Les travaux de la commission Charbonneau et la controverse entourant les débuts de l'industrie des hydrocarbures au Québec se rejoignent sur un point : l'absence de transparence et la faiblesse de nos mécanismes d'accès à l'information ouvrent la porte à toutes sortes d'abus.

Ainsi, notre dite « loi sur l'accès à l'information » empêche la divulgation des avis, recommandations et analyses des fonctionnaires (provinciaux et municipaux) lorsqu'ils étudient un appel d'offres, une soumission ou une demande de certificat d'autorisation en matière environnementale.

Par exemple, on ne peut obtenir les grilles d'évaluation utilisées et les procès-verbaux des réunions tenues par les comités d'évaluation des soumissions ou l'avis des biologistes du ministère de l'Environnement relativement à une demande de construction dans un milieu humide par un promoteur immobilier. Impossible donc de savoir si le maire ou le ministre a choisi une option qui n'était pas celle recommandée et de lui demander de nous expliquer pourquoi il a écarté l'avis des services spécialisés.

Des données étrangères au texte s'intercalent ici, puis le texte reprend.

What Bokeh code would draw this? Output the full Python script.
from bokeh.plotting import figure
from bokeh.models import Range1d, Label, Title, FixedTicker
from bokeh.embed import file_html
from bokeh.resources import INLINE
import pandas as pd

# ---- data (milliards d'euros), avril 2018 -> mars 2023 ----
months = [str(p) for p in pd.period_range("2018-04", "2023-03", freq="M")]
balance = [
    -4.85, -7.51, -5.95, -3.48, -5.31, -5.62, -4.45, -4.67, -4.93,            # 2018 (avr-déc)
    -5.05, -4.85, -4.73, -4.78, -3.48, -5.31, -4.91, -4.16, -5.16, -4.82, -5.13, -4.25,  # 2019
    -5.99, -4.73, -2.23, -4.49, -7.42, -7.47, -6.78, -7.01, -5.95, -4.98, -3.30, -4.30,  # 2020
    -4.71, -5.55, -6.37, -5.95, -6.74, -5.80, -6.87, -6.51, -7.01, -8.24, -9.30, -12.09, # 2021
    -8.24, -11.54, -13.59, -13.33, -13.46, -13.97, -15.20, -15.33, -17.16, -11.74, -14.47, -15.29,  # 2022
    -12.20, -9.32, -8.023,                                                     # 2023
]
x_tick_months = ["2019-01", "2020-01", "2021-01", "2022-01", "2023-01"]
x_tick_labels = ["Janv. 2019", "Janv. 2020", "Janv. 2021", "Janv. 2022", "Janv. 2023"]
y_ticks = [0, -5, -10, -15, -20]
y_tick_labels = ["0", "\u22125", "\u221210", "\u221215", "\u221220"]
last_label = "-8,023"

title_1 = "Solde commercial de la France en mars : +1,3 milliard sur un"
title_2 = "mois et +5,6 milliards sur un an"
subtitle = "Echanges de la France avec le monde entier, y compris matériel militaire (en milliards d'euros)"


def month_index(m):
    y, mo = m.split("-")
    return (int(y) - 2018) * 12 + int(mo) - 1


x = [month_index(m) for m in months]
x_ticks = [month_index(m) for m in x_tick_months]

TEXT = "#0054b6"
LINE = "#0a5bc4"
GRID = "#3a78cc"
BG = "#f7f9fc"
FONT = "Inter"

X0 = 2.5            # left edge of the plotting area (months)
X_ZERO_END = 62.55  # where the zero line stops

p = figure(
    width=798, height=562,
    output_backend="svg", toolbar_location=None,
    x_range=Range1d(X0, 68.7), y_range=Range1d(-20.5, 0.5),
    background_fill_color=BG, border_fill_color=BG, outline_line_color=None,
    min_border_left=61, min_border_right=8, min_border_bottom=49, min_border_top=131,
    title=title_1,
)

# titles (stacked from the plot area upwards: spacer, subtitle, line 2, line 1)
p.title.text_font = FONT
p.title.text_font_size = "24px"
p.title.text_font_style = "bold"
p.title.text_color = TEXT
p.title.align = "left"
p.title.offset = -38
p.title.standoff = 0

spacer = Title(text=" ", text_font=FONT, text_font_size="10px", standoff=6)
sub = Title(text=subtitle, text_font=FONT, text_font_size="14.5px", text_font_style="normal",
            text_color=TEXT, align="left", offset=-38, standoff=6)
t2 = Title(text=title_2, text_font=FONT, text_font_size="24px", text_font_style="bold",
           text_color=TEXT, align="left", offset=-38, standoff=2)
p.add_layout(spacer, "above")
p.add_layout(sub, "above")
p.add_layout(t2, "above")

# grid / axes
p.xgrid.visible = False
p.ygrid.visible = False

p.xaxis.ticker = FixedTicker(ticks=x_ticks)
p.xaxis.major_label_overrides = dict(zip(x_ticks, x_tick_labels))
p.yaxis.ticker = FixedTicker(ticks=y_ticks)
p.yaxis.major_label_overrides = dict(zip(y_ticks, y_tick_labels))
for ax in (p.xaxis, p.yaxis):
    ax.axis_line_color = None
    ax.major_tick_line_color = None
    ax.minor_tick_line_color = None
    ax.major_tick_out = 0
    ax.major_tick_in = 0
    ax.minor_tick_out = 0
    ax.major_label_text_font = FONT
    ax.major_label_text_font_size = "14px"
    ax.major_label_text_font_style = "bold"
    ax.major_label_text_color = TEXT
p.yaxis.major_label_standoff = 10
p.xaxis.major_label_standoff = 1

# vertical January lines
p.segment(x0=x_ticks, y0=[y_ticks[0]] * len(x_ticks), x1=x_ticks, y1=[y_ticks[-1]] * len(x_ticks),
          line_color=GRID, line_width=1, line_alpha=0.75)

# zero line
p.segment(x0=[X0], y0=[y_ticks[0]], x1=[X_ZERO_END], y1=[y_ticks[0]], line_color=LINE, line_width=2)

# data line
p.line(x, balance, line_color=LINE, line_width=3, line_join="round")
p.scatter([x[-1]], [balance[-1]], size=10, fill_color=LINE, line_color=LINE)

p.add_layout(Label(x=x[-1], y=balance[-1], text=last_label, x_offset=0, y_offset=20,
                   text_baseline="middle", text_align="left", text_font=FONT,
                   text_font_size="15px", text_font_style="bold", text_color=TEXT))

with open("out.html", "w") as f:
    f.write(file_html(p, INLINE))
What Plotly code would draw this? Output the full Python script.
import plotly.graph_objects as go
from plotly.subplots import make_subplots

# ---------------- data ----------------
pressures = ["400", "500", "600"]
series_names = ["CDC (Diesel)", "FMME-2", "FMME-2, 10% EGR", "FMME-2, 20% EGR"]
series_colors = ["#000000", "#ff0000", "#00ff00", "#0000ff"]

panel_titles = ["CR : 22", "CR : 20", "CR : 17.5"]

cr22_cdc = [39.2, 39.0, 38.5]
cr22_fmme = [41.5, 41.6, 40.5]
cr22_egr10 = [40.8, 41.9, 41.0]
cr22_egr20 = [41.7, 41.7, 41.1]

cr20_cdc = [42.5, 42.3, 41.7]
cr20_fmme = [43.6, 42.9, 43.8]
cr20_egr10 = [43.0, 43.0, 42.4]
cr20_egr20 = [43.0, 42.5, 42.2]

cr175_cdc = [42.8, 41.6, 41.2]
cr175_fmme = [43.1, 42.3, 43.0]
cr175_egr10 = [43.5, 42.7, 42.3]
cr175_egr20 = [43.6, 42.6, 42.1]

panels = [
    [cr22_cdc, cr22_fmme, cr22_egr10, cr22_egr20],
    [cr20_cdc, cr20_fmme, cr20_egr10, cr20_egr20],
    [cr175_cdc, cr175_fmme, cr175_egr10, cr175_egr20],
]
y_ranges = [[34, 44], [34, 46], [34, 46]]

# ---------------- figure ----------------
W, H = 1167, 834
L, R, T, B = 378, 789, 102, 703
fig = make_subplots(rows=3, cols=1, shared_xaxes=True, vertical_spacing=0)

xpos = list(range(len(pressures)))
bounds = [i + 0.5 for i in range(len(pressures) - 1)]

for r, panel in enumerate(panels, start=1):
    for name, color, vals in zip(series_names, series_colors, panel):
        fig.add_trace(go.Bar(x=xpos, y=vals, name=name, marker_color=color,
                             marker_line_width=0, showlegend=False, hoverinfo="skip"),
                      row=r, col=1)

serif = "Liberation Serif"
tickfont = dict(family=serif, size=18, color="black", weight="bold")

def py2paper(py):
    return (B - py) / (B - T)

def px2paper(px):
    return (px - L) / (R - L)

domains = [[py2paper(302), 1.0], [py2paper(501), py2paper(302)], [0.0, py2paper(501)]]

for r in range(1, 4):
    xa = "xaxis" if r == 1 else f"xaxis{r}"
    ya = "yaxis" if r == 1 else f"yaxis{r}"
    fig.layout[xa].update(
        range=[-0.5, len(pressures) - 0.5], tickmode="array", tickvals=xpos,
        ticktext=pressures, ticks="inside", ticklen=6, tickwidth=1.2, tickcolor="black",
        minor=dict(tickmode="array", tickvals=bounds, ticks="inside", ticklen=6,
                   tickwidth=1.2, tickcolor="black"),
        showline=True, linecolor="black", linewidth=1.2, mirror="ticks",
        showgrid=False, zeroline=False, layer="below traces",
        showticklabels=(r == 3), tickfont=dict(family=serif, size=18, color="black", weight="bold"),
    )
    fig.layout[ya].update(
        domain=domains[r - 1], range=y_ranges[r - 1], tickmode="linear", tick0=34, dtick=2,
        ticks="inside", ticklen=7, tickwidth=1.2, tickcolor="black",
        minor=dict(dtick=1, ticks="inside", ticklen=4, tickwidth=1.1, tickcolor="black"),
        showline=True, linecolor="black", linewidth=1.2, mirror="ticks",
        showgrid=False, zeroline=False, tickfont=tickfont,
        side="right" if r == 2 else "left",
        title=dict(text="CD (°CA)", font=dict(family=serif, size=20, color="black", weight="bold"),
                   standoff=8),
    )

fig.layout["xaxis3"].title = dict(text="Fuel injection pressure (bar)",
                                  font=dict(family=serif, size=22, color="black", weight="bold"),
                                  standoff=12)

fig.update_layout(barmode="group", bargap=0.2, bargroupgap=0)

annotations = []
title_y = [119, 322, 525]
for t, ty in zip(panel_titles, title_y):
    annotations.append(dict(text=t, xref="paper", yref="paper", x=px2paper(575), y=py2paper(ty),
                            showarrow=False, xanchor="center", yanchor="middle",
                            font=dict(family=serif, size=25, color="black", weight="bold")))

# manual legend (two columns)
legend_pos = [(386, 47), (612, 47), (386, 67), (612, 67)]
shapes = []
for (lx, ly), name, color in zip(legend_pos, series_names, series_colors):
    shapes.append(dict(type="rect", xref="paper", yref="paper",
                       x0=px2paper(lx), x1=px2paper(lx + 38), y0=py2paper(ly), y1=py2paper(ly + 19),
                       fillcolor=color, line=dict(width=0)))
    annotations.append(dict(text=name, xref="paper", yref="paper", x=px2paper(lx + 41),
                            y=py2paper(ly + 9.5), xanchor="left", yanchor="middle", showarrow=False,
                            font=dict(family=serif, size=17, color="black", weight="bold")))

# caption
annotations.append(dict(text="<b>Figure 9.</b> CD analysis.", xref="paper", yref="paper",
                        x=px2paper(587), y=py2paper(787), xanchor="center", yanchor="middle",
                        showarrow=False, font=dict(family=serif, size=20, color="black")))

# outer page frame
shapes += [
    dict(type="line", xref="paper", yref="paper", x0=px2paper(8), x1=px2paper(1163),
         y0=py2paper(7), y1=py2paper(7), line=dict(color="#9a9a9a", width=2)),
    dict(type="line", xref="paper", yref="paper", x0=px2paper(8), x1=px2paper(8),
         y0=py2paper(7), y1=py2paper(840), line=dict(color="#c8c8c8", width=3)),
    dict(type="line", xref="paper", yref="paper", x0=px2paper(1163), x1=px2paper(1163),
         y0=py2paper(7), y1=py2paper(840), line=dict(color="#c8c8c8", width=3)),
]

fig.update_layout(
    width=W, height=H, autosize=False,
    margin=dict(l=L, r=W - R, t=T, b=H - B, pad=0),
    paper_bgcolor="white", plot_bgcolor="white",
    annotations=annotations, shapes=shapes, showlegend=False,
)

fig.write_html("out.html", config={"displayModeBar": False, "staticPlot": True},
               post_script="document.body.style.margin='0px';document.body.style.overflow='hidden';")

Nous payons pour maintenir une fonction publique compétente, mais nous ne pouvons savoir ce qu'elle pense, sauf si le ministre ou le maire en décide autrement. Quand ça fait leur affaire...

De même, les exceptions de la Loi sur l'accès concernant « les renseignements fournis par des tiers et pouvant avoir un impact sur l'économie » empêchent de connaître ce qu'Hydro-Québec a obtenu de Pétrolia pour lui avoir cédé ses droits sur l'île d'Anticosti ou de savoir la composition et les produits chimiques utilisés par l'industrie du gaz de schiste (et du pétrole demain).

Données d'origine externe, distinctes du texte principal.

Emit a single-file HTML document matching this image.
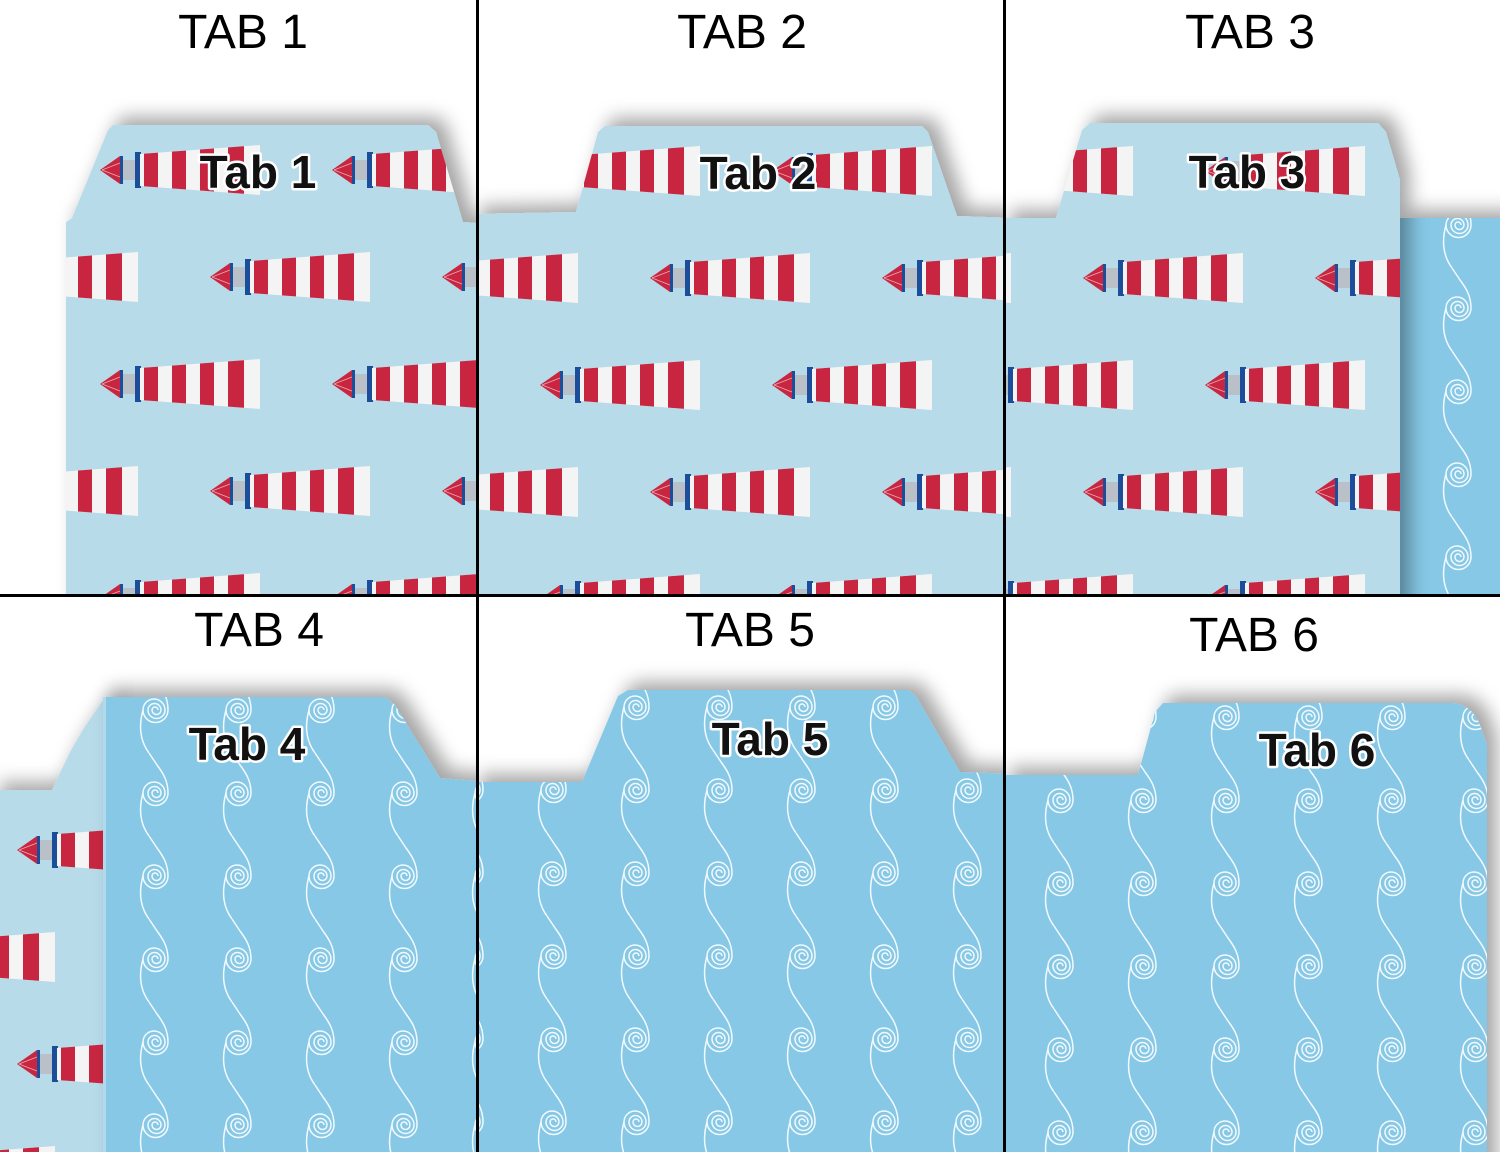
<!DOCTYPE html>
<html><head><meta charset="utf-8"><style>html,body{margin:0;padding:0;background:#fff}svg{display:block}</style></head><body>
<svg width="1500" height="1152" viewBox="0 0 1500 1152" xmlns="http://www.w3.org/2000/svg">
<defs>
<clipPath id="tw"><polygon points="40,-16 160,-25 160,25 40,16"/></clipPath>
<g id="lh">
 <polygon points="0,0 20,-14 20,14" fill="#c8283f"/>
 <line x1="2" y1="0" x2="20" y2="-7" stroke="#fff" stroke-width="0.8" opacity=".6"/>
 <line x1="2" y1="0" x2="20" y2="7" stroke="#fff" stroke-width="0.8" opacity=".6"/>
 <rect x="20" y="-14" width="3" height="28" fill="#1f4e9a"/>
 <rect x="23" y="-10" width="12" height="20" fill="#b9c0c8"/>
 <rect x="35" y="-18" width="6" height="36" fill="#1f4e9a"/>
 <g clip-path="url(#tw)">
  <rect x="40" y="-30" width="120" height="60" fill="#f4f4f4"/>
  <rect x="44" y="-30" width="14" height="60" fill="#c8283f"/>
  <rect x="72" y="-30" width="14" height="60" fill="#c8283f"/>
  <rect x="100" y="-30" width="14" height="60" fill="#c8283f"/>
  <rect x="128" y="-30" width="16" height="60" fill="#c8283f"/>
 </g>
</g>
<g id="lhtile">
 <rect width="232" height="214" fill="#b7dbe9"/>
 <use href="#lh" x="10" y="30"/>
 <use href="#lh" x="120" y="137"/>
 <use href="#lh" x="-112" y="137"/>
</g>
<pattern id="p1" patternUnits="userSpaceOnUse" width="232" height="214" x="90" y="140"><use href="#lhtile"/></pattern>
<pattern id="p2" patternUnits="userSpaceOnUse" width="232" height="214" x="530" y="355"><use href="#lhtile"/></pattern>
<pattern id="p3" patternUnits="userSpaceOnUse" width="232" height="214" x="1195" y="355"><use href="#lhtile"/></pattern>
<pattern id="p4" patternUnits="userSpaceOnUse" width="232" height="214" x="7" y="820"><use href="#lhtile"/></pattern>
<g id="wtile">
 <rect width="83" height="83" fill="#86c8e6"/>
 <g fill="none" stroke="#fff" stroke-width="1.5" opacity=".9">
  <path d="M23,40 A3,3 0 0 0 17,40 A4.5,4.5 0 0 0 26,40 A6.5,6.5 0 0 0 13,40 A8.5,8.5 0 0 0 30,40 A11,11 0 0 0 8,40 A12.5,12.5 0 0 0 33,40 C33,28 28,20 22,12 C18,6 16,3 14,0"/>
  <path d="M14,83 C6,72 3,58 8,40"/>
 </g>
</g>
<pattern id="w4" patternUnits="userSpaceOnUse" width="83" height="83" x="135" y="670"><use href="#wtile"/></pattern>
<pattern id="w5" patternUnits="userSpaceOnUse" width="83" height="83" x="533" y="750"><use href="#wtile"/></pattern>
<pattern id="w6" patternUnits="userSpaceOnUse" width="83" height="83" x="1040" y="760"><use href="#wtile"/></pattern>
<pattern id="w3" patternUnits="userSpaceOnUse" width="83" height="83" x="1438" y="185"><use href="#wtile"/></pattern>
<filter id="sh" x="-20%" y="-30%" width="140%" height="160%"><feDropShadow dx="10" dy="-8" stdDeviation="9" flood-color="#000" flood-opacity=".35"/></filter>
<clipPath id="c1"><rect x="0" y="0" width="477" height="596"/></clipPath>
<clipPath id="c2"><rect x="478" y="0" width="527" height="596"/></clipPath>
<clipPath id="c3"><rect x="1006" y="0" width="494" height="596"/></clipPath>
<clipPath id="c4"><rect x="0" y="597" width="477" height="555"/></clipPath>
<clipPath id="c5"><rect x="478" y="597" width="527" height="555"/></clipPath>
<clipPath id="c6"><rect x="1006" y="597" width="494" height="555"/></clipPath>
</defs>
<rect width="1500" height="1152" fill="#fff"/>

<g clip-path="url(#c1)">
 <path filter="url(#sh)" d="M66,222 L72,218 L108,130 L113,125 L428,125 L436,132 L463,222 L490,224 L490,700 L66,700 Z" fill="url(#p1)"/>
</g>
<g clip-path="url(#c2)">
 <path filter="url(#sh)" d="M470,214 L576,212 L598,132 L605,126 L922,126 L928,132 L957,216 L1015,218 L1015,700 L470,700 Z" fill="url(#p2)"/>
</g>
<g clip-path="url(#c3)">
 <path filter="url(#sh)" d="M1398,218 L1510,218 L1510,700 L1398,700 Z" fill="url(#w3)"/>
 <path filter="url(#sh)" d="M1000,218 L1056,218 L1082,130 L1090,123 L1378,123 L1386,132 L1400,180 L1400,700 L1000,700 Z" fill="url(#p3)"/>
</g>
<g clip-path="url(#c4)">
 <path filter="url(#sh)" d="M-10,790 L52,790 L70,752 L84,728 L103,700 L110,700 L110,1200 L-10,1200 Z" fill="url(#p4)"/>
 <path filter="url(#sh)" d="M103,697 L385,697 L395,705 L440,778 L490,782 L490,1200 L103,1200 Z" fill="url(#w4)"/>
 <rect x="103" y="697" width="3" height="460" fill="#cfe6f0" opacity=".6"/>
</g>
<g clip-path="url(#c5)">
 <path filter="url(#sh)" d="M470,782 L582,782 L618,696 L628,690 L908,690 L916,696 L960,772 L1015,774 L1015,1200 L470,1200 Z" fill="url(#w5)"/>
</g>
<g clip-path="url(#c6)">
 <path filter="url(#sh)" d="M1000,775 L1138,775 L1155,712 L1163,703 L1453,703 Q1472,705 1480,725 L1487,745 L1487,1200 L1000,1200 Z" fill="url(#w6)"/>
</g>

<g font-family="Liberation Sans, sans-serif" font-weight="bold" font-size="46" fill="#111" stroke="#fff" stroke-width="5" paint-order="stroke" stroke-linejoin="round" text-anchor="middle">
 <text x="258" y="188">Tab 1</text>
 <text x="758" y="189">Tab 2</text>
 <text x="1247" y="188">Tab 3</text>
 <text x="247" y="760">Tab 4</text>
 <text x="770" y="755">Tab 5</text>
 <text x="1317" y="766">Tab 6</text>
</g>

<g font-family="Liberation Sans, sans-serif" font-size="48" fill="#000" text-anchor="middle">
 <text x="243" y="48">TAB 1</text>
 <text x="742" y="48">TAB 2</text>
 <text x="1250" y="48">TAB 3</text>
 <text x="259" y="646">TAB 4</text>
 <text x="750" y="646">TAB 5</text>
 <text x="1254" y="651">TAB 6</text>
</g>

<rect x="476" y="0" width="3" height="1152" fill="#000"/>
<rect x="1003" y="0" width="3" height="1152" fill="#000"/>
<rect x="0" y="594" width="1500" height="3" fill="#000"/>
</svg>
</body></html>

Même les conditions d'autorisation d'un projet à la suite des audiences publiques du BAPE peuvent être gardées secrètes si le décret gouvernemental renvoie à des documents fournis par l'entreprise, ce qui est généralement le cas. Il devient alors impossible d'utiliser le droit qui est reconnu à tous au Québec, soit celui de prendre une injonction « pour faire respecter les conditions d'autorisation d'un projet » puisqu'on ne connaît même pas ces conditions! Même les municipalités ne peuvent obtenir les conditions d'autorisation environnementale de projets situés sur leur territoire et il n'est pas surprenant que Gaspé ait récemment décidé d'adopter un règlement municipal visant, entre autres, à obtenir des informations gardées secrètes en vertu de lois provinciales.

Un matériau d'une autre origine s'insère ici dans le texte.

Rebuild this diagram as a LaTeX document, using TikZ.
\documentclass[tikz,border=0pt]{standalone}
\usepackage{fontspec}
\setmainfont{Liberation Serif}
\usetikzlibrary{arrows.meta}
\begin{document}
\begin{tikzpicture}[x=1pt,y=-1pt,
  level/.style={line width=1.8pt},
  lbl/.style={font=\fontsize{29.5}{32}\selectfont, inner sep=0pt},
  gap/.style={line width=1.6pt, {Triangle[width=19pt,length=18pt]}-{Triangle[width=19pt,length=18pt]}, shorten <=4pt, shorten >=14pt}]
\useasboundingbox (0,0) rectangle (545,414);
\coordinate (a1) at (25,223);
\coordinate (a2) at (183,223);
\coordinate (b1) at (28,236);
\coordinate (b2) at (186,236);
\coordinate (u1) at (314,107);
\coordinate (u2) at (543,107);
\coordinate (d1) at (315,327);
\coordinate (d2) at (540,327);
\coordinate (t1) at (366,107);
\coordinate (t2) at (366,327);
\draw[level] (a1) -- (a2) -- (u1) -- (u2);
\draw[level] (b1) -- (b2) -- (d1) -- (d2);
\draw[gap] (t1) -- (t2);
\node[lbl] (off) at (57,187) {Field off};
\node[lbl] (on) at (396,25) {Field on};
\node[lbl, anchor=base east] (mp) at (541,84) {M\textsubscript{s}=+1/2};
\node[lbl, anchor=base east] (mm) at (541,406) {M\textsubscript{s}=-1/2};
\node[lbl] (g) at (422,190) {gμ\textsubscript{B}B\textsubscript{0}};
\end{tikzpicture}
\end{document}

Par ailleurs, la Loi sur les mines et la Loi concernant les droits sur les mines contiennent des dispositions qui rendent secrets différents rapports obligatoirement remis à l'État concernant les redevances minières versées ou divers travaux pouvant avoir des impacts environnementaux et sociaux. Impossible de savoir ce qu'une entreprise a versé en redevances et si ce montant est conforme aux exigences de la loi ainsi qu'aux divers discours entendus sur la place publique. Comment tenir une discussion publique intelligente sur ces questions sans un égal accès aux données?

Un gouvernement voulant sérieusement s'attaquer à la corruption et viser une meilleure protection de l'environnement devrait procéder à une profonde réforme de notre loi sur l'accès à l'information et privilégier un égal accès à l'information pour tous. Nos débats publics, nos finances publiques et nos ressources collectives ont besoin de plus de transparence. Le gouvernement, même minoritaire, devrait être capable de faire évoluer le Québec en ce sens. En a-t-il la volonté?